[Some records]
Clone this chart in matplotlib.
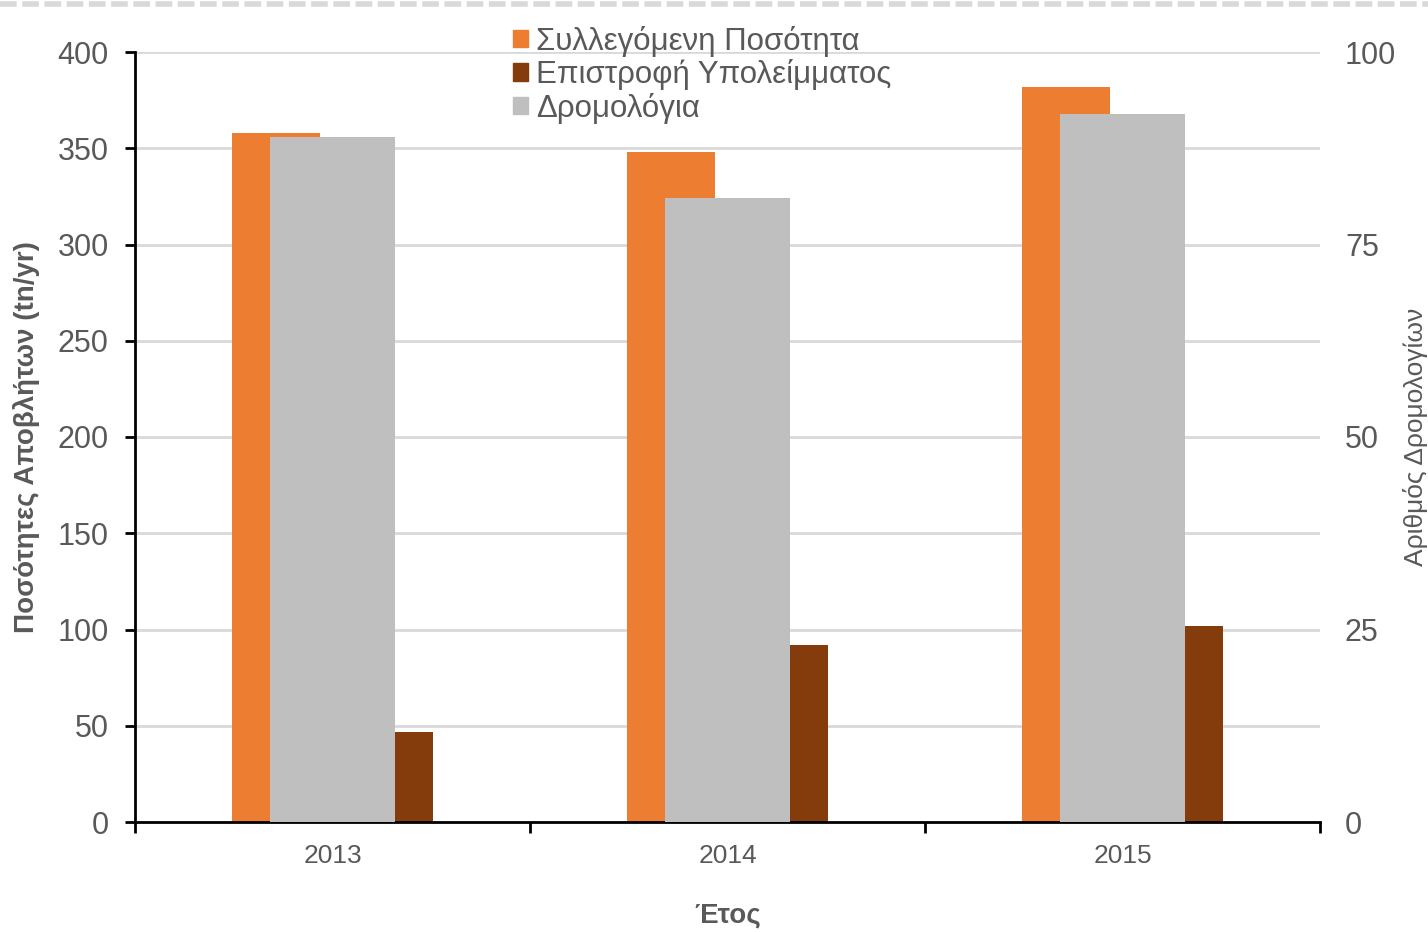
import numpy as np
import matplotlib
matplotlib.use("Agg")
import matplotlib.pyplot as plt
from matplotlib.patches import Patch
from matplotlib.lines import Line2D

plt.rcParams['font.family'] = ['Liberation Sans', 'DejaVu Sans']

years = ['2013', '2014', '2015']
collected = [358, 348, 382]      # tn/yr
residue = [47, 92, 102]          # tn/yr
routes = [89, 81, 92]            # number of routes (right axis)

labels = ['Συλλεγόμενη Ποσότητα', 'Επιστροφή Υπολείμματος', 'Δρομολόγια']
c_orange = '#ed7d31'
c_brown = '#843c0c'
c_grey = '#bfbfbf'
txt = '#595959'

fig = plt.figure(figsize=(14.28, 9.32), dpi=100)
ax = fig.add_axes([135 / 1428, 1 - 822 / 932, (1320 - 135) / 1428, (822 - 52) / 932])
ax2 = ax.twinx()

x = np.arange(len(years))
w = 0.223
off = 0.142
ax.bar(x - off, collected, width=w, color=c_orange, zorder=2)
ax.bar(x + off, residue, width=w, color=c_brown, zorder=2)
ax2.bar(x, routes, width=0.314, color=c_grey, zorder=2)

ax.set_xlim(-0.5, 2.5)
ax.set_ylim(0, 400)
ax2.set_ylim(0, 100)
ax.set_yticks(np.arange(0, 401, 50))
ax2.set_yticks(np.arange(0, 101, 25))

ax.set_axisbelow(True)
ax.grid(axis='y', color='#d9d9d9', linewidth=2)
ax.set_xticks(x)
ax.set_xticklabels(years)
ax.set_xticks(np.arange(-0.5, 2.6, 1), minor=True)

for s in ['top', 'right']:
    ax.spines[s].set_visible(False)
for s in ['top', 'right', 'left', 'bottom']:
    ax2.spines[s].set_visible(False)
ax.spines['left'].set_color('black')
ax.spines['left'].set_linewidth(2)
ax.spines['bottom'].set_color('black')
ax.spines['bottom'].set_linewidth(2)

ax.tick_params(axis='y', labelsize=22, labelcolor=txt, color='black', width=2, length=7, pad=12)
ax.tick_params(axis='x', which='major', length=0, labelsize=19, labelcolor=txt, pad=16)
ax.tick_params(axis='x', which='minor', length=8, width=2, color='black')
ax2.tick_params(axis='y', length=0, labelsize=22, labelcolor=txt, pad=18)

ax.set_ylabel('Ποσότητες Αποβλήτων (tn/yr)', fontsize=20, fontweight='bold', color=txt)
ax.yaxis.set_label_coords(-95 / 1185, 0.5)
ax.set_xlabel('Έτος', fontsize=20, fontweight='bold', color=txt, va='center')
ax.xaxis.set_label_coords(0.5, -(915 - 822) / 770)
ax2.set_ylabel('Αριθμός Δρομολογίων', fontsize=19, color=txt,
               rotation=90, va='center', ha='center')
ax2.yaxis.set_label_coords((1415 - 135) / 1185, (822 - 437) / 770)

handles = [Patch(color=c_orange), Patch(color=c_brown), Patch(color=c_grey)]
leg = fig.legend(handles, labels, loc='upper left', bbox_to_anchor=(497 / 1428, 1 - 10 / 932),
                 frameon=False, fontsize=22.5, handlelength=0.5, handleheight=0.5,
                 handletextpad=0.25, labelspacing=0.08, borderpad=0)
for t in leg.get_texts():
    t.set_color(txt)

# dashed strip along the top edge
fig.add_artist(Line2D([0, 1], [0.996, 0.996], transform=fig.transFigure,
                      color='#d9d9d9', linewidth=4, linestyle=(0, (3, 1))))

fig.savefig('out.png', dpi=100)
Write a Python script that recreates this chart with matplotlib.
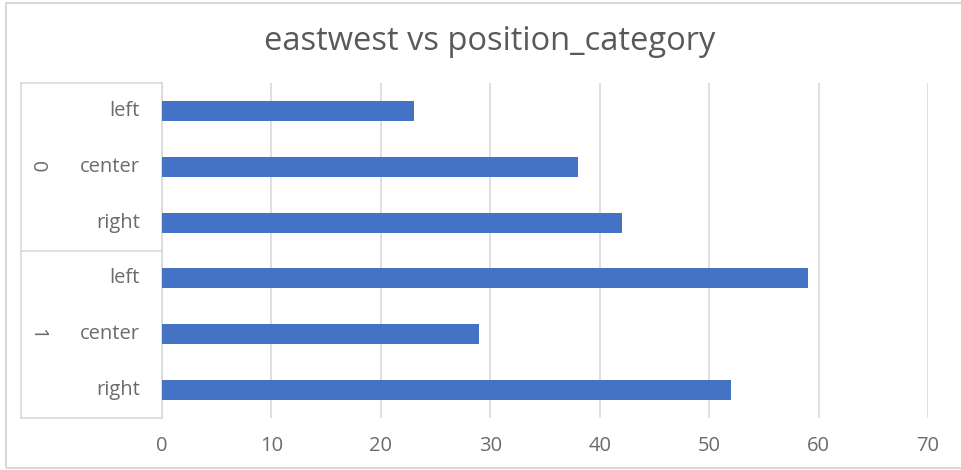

To be done:
Repeat exactly and only the lines from the start of the data above through the line that holds "labelsize=22, labelcolor=txt, pad=18)", inclusive. Pictures do not belong in the copy.

Answer to the exercise:
Clone this chart in matplotlib.
import numpy as np
import matplotlib
matplotlib.use("Agg")
import matplotlib.pyplot as plt
from matplotlib.patches import Patch
from matplotlib.lines import Line2D

plt.rcParams['font.family'] = ['Liberation Sans', 'DejaVu Sans']

years = ['2013', '2014', '2015']
collected = [358, 348, 382]      # tn/yr
residue = [47, 92, 102]          # tn/yr
routes = [89, 81, 92]            # number of routes (right axis)

labels = ['Συλλεγόμενη Ποσότητα', 'Επιστροφή Υπολείμματος', 'Δρομολόγια']
c_orange = '#ed7d31'
c_brown = '#843c0c'
c_grey = '#bfbfbf'
txt = '#595959'

fig = plt.figure(figsize=(14.28, 9.32), dpi=100)
ax = fig.add_axes([135 / 1428, 1 - 822 / 932, (1320 - 135) / 1428, (822 - 52) / 932])
ax2 = ax.twinx()

x = np.arange(len(years))
w = 0.223
off = 0.142
ax.bar(x - off, collected, width=w, color=c_orange, zorder=2)
ax.bar(x + off, residue, width=w, color=c_brown, zorder=2)
ax2.bar(x, routes, width=0.314, color=c_grey, zorder=2)

ax.set_xlim(-0.5, 2.5)
ax.set_ylim(0, 400)
ax2.set_ylim(0, 100)
ax.set_yticks(np.arange(0, 401, 50))
ax2.set_yticks(np.arange(0, 101, 25))

ax.set_axisbelow(True)
ax.grid(axis='y', color='#d9d9d9', linewidth=2)
ax.set_xticks(x)
ax.set_xticklabels(years)
ax.set_xticks(np.arange(-0.5, 2.6, 1), minor=True)

for s in ['top', 'right']:
    ax.spines[s].set_visible(False)
for s in ['top', 'right', 'left', 'bottom']:
    ax2.spines[s].set_visible(False)
ax.spines['left'].set_color('black')
ax.spines['left'].set_linewidth(2)
ax.spines['bottom'].set_color('black')
ax.spines['bottom'].set_linewidth(2)

ax.tick_params(axis='y', labelsize=22, labelcolor=txt, color='black', width=2, length=7, pad=12)
ax.tick_params(axis='x', which='major', length=0, labelsize=19, labelcolor=txt, pad=16)
ax.tick_params(axis='x', which='minor', length=8, width=2, color='black')
ax2.tick_params(axis='y', length=0, labelsize=22, labelcolor=txt, pad=18)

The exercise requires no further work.